Лиз, видимо, сочла резкость мужа в оценке столь крупного начальника как шеф деревенских жандармов чрезмерной и поспешила перевести разговор на другую тему.
–Вы собираетесь показывать мадам Анне Кастельно, месье Поль?
–В воскресенье дьякон обещал экскурсию в сокровищницу церкви.
–Нашу церковь стоит посмотреть,– радостно закивала Лиз, глядя на Анну. – Она построена в четырнадцатом веке!
–В двенадцатом,– поправил Жан-Франсуа.
–Я не очень в этом разбираюсь,– Лиз смущенно улыбнулась. – Я в церковь не хожу.
–Там замечательные фрески и фигуры святых из дерева,– прибавил Жан-Франсуа.
–Пьер вам покажет,– заверила Лиз.– Пьер– это дьякон. Такой говорун! Но очень добрый и образованный, – последнее она произнесла с уважением.
–Он отказался брать деньги за экскурсию, и я пригласил его пообедать вместе с нами. В ресторане на площади, присоединитесь? Скажем, в двенадцать. Думаю, мы к этому времени уже освободимся.
Они переглянулись.
–Почему бы и нет? – отозвался Жан-Франсуа.– На воскресенье мы ничего еще не планировали.
–Спасибо, – сказала Лиз все еще нерешительно. – Если мы вам не помешаем…
–Мы будем рады,– улыбнулась Анна.
–В нашей округе много старинных деревушек, которые входят в число самых красивых во Франции, – не без гордости сообщила Анне Лиз.– Вам будет, что посмотреть…
–Если только не объявят карантин,– заметил Жан-Франсуа.
Улыбка сразу сошла с лица Лиз, на нем отразилось беспокойство.
–Надеюсь, не объявят,– сказал Норов.
–Надеюсь, объявят,– возразил Жан-Франсуа.
Лиз обернулась к нему.
–Если введут карантин, туристы не смогут к нам приехать! – с упреком произнесла она.
–Нельзя думать только о себе, это нехорошо, – покачал головой Жан-Франсуа. – Деньги вообще приобрели в нашей жизни непомерное значение,– добавил он, адресуясь к Анне и Норову.– Это характеризует французов не с лучшей стороны.
–Как же жить без денег? – не сдавалась Лиз.– Карантин – это конец для нас! Пропадет весь сезон.

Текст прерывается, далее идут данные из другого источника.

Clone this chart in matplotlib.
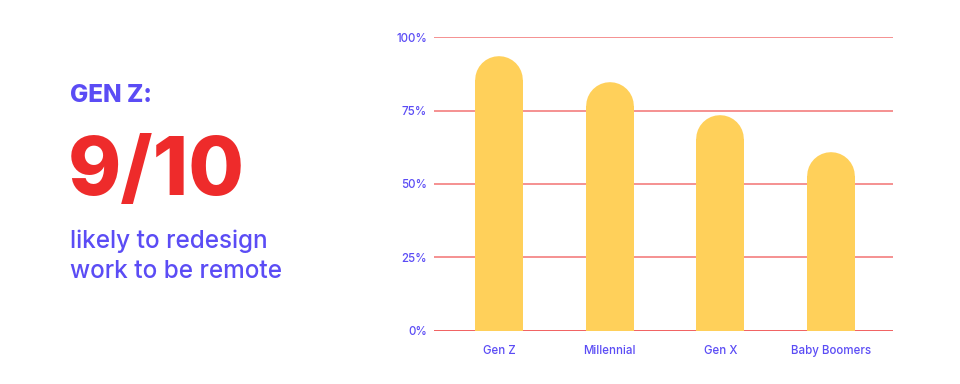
import matplotlib.pyplot as plt

plt.rcParams['font.family'] = ['Inter', 'DejaVu Sans']

# Données
generations = ['Gen Z', 'Millennial', 'Gen X', 'Baby Boomers']
valeurs = [93.7, 84.7, 73.5, 61]
graduations = [0, 25, 50, 75, 100]
etiquettes_y = ['0%', '25%', '50%', '75%', '100%']

violet = '#5B4CF5'
rouge = '#EE2B2B'
jaune = '#FFD05A'

fig = plt.figure(figsize=(9.6, 3.84), dpi=100)
ax = fig.add_axes([0.452, 0.1388, 0.478, 0.7642])
ax.set_xlim(-0.59, 3.56)
ax.set_ylim(0, 100)

# Lignes horizontales
for g in graduations:
    couleur = '#EF4545' if g == 0 else '#F47E7E'
    ax.axhline(g, color=couleur, lw=1.2, zorder=1)

# Barres à sommet arrondi
largeur_px = 47.7
haut_px = ax.get_position().height * fig.get_figheight() * fig.dpi
rayon = (largeur_px / 2) / (haut_px / 100)
largeur_data = largeur_px / (ax.get_position().width * fig.get_figwidth() * fig.dpi) * (3.56 + 0.59)
x = range(len(generations))
for i, v in zip(x, valeurs):
    ax.bar(i, v - rayon, width=largeur_data, color=jaune, zorder=2, linewidth=0)
    ax.plot([i, i], [(v - rayon) / 2, v - rayon], color=jaune, lw=largeur_px * 0.72,
            solid_capstyle='round', zorder=2)

ax.set_xticks(list(x))
ax.set_xticklabels(generations)
ax.set_yticks(graduations)
ax.set_yticklabels(etiquettes_y)
ax.tick_params(length=0, labelsize=8.3, labelcolor=violet)
ax.tick_params(axis='x', pad=10)
ax.tick_params(axis='y', pad=5)
for lab in ax.get_xticklabels() + ax.get_yticklabels():
    lab.set_fontweight('medium')
for s in ax.spines.values():
    s.set_visible(False)

# Texte de gauche
fig.text(70 / 960, 1 - 96 / 384, 'GEN Z:', color=violet, fontsize=17.5, fontweight='heavy', va='center')
fig.text(68 / 960, 1 - 174 / 384, '9/10', color=rouge, fontsize=58, fontweight='heavy', va='center')
fig.text(70 / 960, 1 - 241 / 384, 'likely to redesign', color=violet, fontsize=17.5,
         fontweight='medium', va='center')
fig.text(70 / 960, 1 - 271 / 384, 'work to be remote', color=violet, fontsize=17.5,
         fontweight='medium', va='center')

fig.savefig('out.png', dpi=100)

–Коронавирус уже убил в Испании и Италии несколько тысяч человек! – произнес Жан-Франсуа.– Подумай, что важнее, наш доход или человеческие жизни? Он бьет по самым хрупким («fragiles»), а государство по сути ничего не делает, чтобы их защитить.
–Хрупкими ты называешь старых и жирных? – уточнил Норов.

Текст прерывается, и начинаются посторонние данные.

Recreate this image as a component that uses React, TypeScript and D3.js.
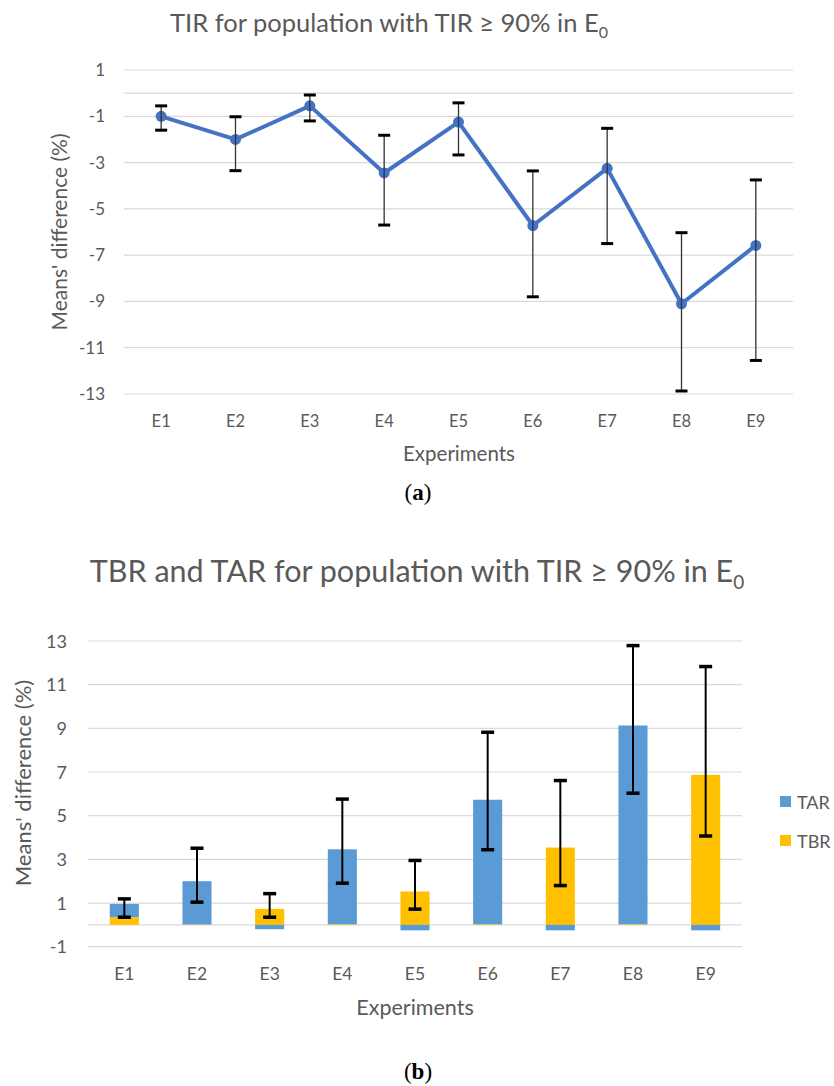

–Почему старых и жирных, месье Поль? – удивилась Лиз.
–По статистике они составляют больше 80 процентов заболевших.
–Послушай, Поль, в этом нет их вины! – запротестовал Жан-Франсуа.

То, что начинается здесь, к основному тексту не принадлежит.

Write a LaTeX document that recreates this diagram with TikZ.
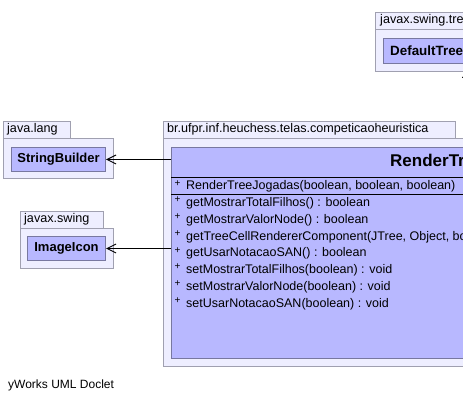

–В том, что они старые и жирные? А чья вина?
–Это возраст, болезни, проблемы питания…. Да какая в конце концов разница, толстые они или худые! Это люди и они умирают!
–И пусть умирают. Они не делают мир прекраснее. Дряхлые, бесформенные, они едят, болеют от обжорства, жалуются на свои болячки и вновь едят. И хотят, чтобы так было всегда.
–Неужели тебе их не жаль? Или ты опять меня дразнишь?
–Любовь к дальним, Ваня, это – социалистическое лицемерие. Оно часто заканчивается революциями и истреблением ближних, уж нам ли, русским, это не знать! Я сочувствую тебе, Лиз, Анне, но не старым толстякам, которых я в глаза не видел. Старческое слабоумное цепляние за жизнь вызывает у меня чувство неловкости. Предел человеческой жизни отодвинулся сначала за семьдесят лет, потом за восемьдесят, а нам все мало! Нам все кажется, что мы чего-то не доели, не доныли…
–Никто не хочет умирать, месье Поль,– сказала Лиз.– Это же нормально.
–Я считаю это крайне невежливым по отношению к окружающим.
–Ты не любишь людей, Поль!– осуждающе заметил Жан-Франсуа.
–Не в безобразии. Человек для меня – одухотворенное, деятельное, созидающее существо. В качестве бессмысленного жующего животного он мне не внушает ни уважения, ни симпатии. И, откровенно говоря, я не понимаю, как ты, человек по природе своей исключительный, можешь выступать таким яростным сторонником равенства?